## Task directions
In the lines below, output everything from the first line through the line containing "6.521, 6.52, 6.52]" exactly as it is. Pictures are not part of the output.

## start Recorded data

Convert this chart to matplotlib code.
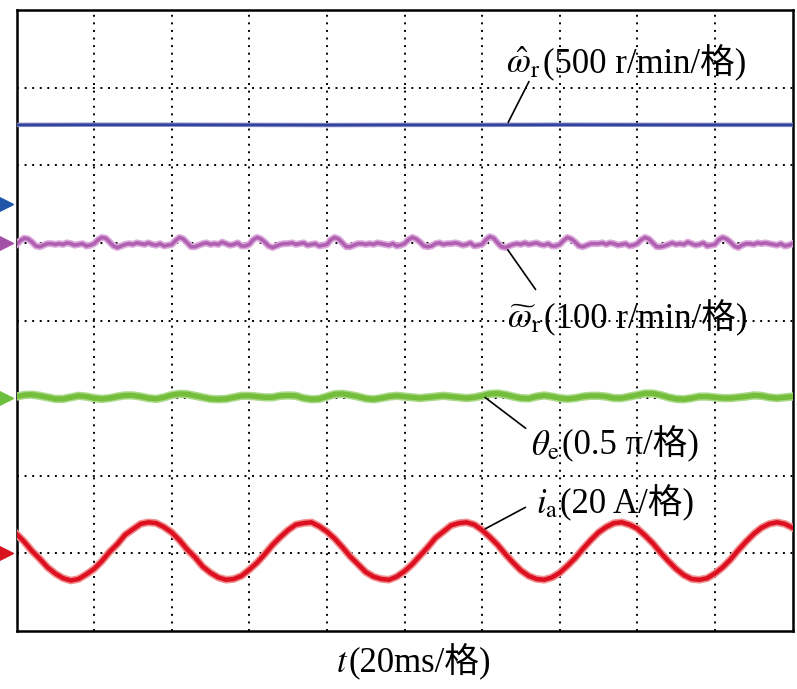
import numpy as np
import matplotlib.pyplot as plt

plt.rcParams['mathtext.fontset'] = 'stix'
TXT_FONT = ['Liberation Serif', 'Noto Sans CJK SC']
FS = 25

# Zeitachse in Teilungen (20 ms/格)
t_blue = np.arange(0, 10.01, 1.0)
t_fine = np.arange(0, 10.001, 0.05)
t_coarse = np.arange(0, 10.001, 0.1)

# Drehzahl-Schaetzwert (blau), fast konstant
w_hat = [6.52, 6.522, 6.522, 6.52, 6.518, 6.52, 6.52, 6.522, 6.521, 6.52, 6.52]

# Drehzahlfehler (lila), eine Welligkeit pro Teilung
w_tilde = [
    4.98, 5.03, 5.06, 5.05, 5.01, 4.96, 4.95, 4.97, 4.99, 4.99, 4.98, 4.99, 4.98, 5.00, 4.99, 4.97, 4.98, 4.99, 4.96, 4.97,
    4.99, 5.04, 5.07, 5.06, 5.01, 4.96, 4.94, 4.96, 4.98, 4.99, 4.98, 5.00, 4.99, 4.98, 5.00, 4.98, 4.97, 4.99, 4.96, 4.97,
    4.98, 5.03, 5.07, 5.05, 5.00, 4.95, 4.95, 4.97, 4.99, 5.00, 4.98, 4.99, 4.98, 5.01, 4.99, 4.97, 4.98, 5.00, 4.96, 4.96,
    4.98, 5.04, 5.07, 5.05, 5.01, 4.96, 4.94, 4.96, 4.98, 4.99, 4.99, 5.00, 4.98, 4.99, 5.00, 4.97, 4.98, 4.99, 4.96, 4.97,
    4.98, 5.04, 5.07, 5.05, 5.00, 4.95, 4.95, 4.97, 4.99, 4.99, 4.98, 4.99, 4.98, 5.00, 4.99, 4.98, 4.97, 4.99, 4.96, 4.97,
    4.99, 5.04, 5.07, 5.05, 5.01, 4.96, 4.95, 4.96, 4.99, 5.00, 4.98, 4.99, 4.99, 5.00, 4.99, 4.97, 4.98, 5.00, 4.96, 4.97,
    4.98, 5.04, 5.08, 5.06, 5.00, 4.95, 4.94, 4.96, 4.98, 4.99, 4.98, 5.00, 4.98, 4.99, 5.00, 4.98, 4.97, 4.99, 4.96, 4.96,
    4.98, 5.03, 5.07, 5.05, 5.01, 4.96, 4.95, 4.97, 4.99, 4.99, 4.99, 5.00, 4.98, 5.00, 4.99, 4.97, 4.98, 4.99, 4.96, 4.97,
    4.99, 5.04, 5.07, 5.05, 5.00, 4.95, 4.95, 4.96, 4.98, 5.00, 4.98, 4.99, 4.98, 5.01, 4.99, 4.97, 4.98, 5.00, 4.96, 4.97,
    4.98, 5.04, 5.07, 5.05, 5.01, 4.96, 4.94, 4.97, 4.99, 4.99, 4.98, 5.00, 4.99, 5.00, 4.99, 4.98, 4.97, 4.99, 4.96, 4.97,
    4.99]

# Rotorlagewinkel (gruen)
theta_e = [
    3.02, 3.04, 3.045, 3.03, 3.01, 2.99, 2.99, 3.01, 3.03, 3.02,
    3.00, 2.99, 3.00, 3.02, 3.035, 3.035, 3.02, 3.00, 2.99, 3.01,
    3.04, 3.055, 3.05, 3.03, 3.01, 2.99, 2.985, 2.99, 3.01, 3.03,
    3.03, 3.02, 3.01, 3.01, 3.03, 3.035, 3.03, 3.00, 2.985, 2.99,
    3.02, 3.05, 3.055, 3.04, 3.02, 2.995, 2.985, 3.00, 3.02, 3.03,
    3.02, 3.01, 3.00, 3.01, 3.02, 3.03, 3.02, 3.01, 3.00, 3.01,
    3.03, 3.055, 3.06, 3.045, 3.02, 3.00, 2.995, 3.02, 3.035, 3.02,
    3.00, 2.99, 3.00, 3.02, 3.03, 3.03, 3.02, 3.00, 3.00, 3.02,
    3.04, 3.06, 3.06, 3.04, 3.01, 2.99, 2.985, 3.00, 3.02, 3.02,
    3.01, 3.00, 3.00, 3.01, 3.02, 3.035, 3.03, 3.01, 3.00, 3.01,
    3.02]

# Phasenstrom (rot)
i_a = [
    1.25, 1.15, 1.03, 0.93, 0.82, 0.74, 0.68, 0.65, 0.67, 0.73,
    0.80, 0.90, 1.02, 1.12, 1.24, 1.31, 1.38, 1.40, 1.39, 1.34,
    1.27, 1.17, 1.05, 0.95, 0.83, 0.75, 0.69, 0.66, 0.67, 0.71,
    0.79, 0.88, 0.99, 1.11, 1.21, 1.30, 1.37, 1.39, 1.40, 1.35,
    1.28, 1.19, 1.08, 0.96, 0.86, 0.76, 0.70, 0.67, 0.66, 0.70,
    0.77, 0.86, 0.97, 1.08, 1.20, 1.28, 1.36, 1.39, 1.40, 1.37,
    1.30, 1.21, 1.11, 0.99, 0.88, 0.78, 0.71, 0.67, 0.66, 0.69,
    0.75, 0.84, 0.94, 1.06, 1.17, 1.27, 1.34, 1.39, 1.40, 1.37,
    1.32, 1.23, 1.13, 1.01, 0.90, 0.80, 0.72, 0.67, 0.66, 0.68,
    0.74, 0.82, 0.92, 1.04, 1.15, 1.25, 1.33, 1.38, 1.40, 1.38,
    1.33]

# Kanalmarken am linken Rand
marker_levels = [5.5, 5.0, 3.0, 1.0]
marker_colors = ['#1f56a8', '#a452a8', '#6cbf3c', '#d8141e']

fig = plt.figure(figsize=(7.97, 6.89), dpi=100)
ax = fig.add_axes([16.5 / 797, 58 / 689, 776 / 797, 621 / 689])
ax.set_xlim(0, 10)
ax.set_ylim(0, 8)
ax.set_xticks([])
ax.set_yticks([])
for s in ax.spines.values():
    s.set_linewidth(1.8)

for k in range(1, 10):
    ax.axvline(k, color='black', lw=1.4, ls=(0, (1, 2.9)), zorder=1)
for k in range(1, 8):
    ax.axhline(k, color='black', lw=1.4, ls=(0, (1, 2.9)), zorder=1)

ax.plot(t_blue, w_hat, color='#8890c8', lw=3.2, zorder=3)
ax.plot(t_blue, w_hat, color='#34449c', lw=1.8, zorder=3)
ax.plot(t_fine, w_tilde, color='#dcaadc', lw=5.0, zorder=3, solid_joinstyle='round')
ax.plot(t_fine, w_tilde, color='#b060b0', lw=2.6, zorder=3, solid_joinstyle='round')
ax.plot(t_coarse, theta_e, color='#acda8c', lw=6.0, zorder=3)
ax.plot(t_coarse, theta_e, color='#74be3c', lw=3.8, zorder=3)
ax.plot(t_coarse, i_a, color='#f09090', lw=5.5, zorder=3)
ax.plot(t_coarse, i_a, color='#dc1020', lw=3.2, zorder=3)

for lev, c in zip(marker_levels, marker_colors):
    ax.plot(-0.135, lev, marker='>', ms=10, color=c, clip_on=False, zorder=4)

# Beschriftungen mit Hinweislinien
def label(sym, rest, xs, yb):
    ax.text(xs, yb, sym, fontsize=FS, ha='right', va='baseline', zorder=5)
    ax.text(xs + 0.03, yb, rest, fontsize=FS, ha='left', va='baseline',
            family=TXT_FONT, zorder=5)

ax.annotate('', xy=(6.32, w_hat[6]), xytext=(6.62, 7.11),
            arrowprops=dict(arrowstyle='-', color='black', lw=1.2))
label(r'$\hat{\omega}_{\mathrm{r}}$', '(500 r/min/格)', 6.75, 7.19)

ax.annotate('', xy=(6.31, w_tilde[126]), xytext=(6.71, 4.37),
            arrowprops=dict(arrowstyle='-', color='black', lw=1.2))
label(r'$\widetilde{\omega}_{\mathrm{r}}$', '(100 r/min/格)', 6.77, 3.90)

ax.annotate('', xy=(6.01, theta_e[60]), xytext=(6.59, 2.59),
            arrowprops=dict(arrowstyle='-', color='black', lw=1.2))
label(r'$\theta_{\mathrm{e}}$', '(0.5 π/格)', 7.00, 2.27)

ax.annotate('', xy=(6.01, i_a[60]), xytext=(6.59, 1.61),
            arrowprops=dict(arrowstyle='-', color='black', lw=1.2))
label(r'$i_{\mathrm{a}}$', '(20 A/格)', 6.98, 1.52)

ax.text(4.27, -0.53, r'$t$', fontsize=FS, ha='right', va='baseline', clip_on=False)
ax.text(4.28, -0.53, '(20ms/格)', fontsize=FS, ha='left', va='baseline',
        family=TXT_FONT, clip_on=False)

fig.savefig('out.png', dpi=100)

## end Recorded data

## Solved problem
Convert this chart to matplotlib code.
import numpy as np
import matplotlib.pyplot as plt

plt.rcParams['mathtext.fontset'] = 'stix'
TXT_FONT = ['Liberation Serif', 'Noto Sans CJK SC']
FS = 25

# Zeitachse in Teilungen (20 ms/格)
t_blue = np.arange(0, 10.01, 1.0)
t_fine = np.arange(0, 10.001, 0.05)
t_coarse = np.arange(0, 10.001, 0.1)

# Drehzahl-Schaetzwert (blau), fast konstant
w_hat = [6.52, 6.522, 6.522, 6.52, 6.518, 6.52, 6.52, 6.522, 6.521, 6.52, 6.52]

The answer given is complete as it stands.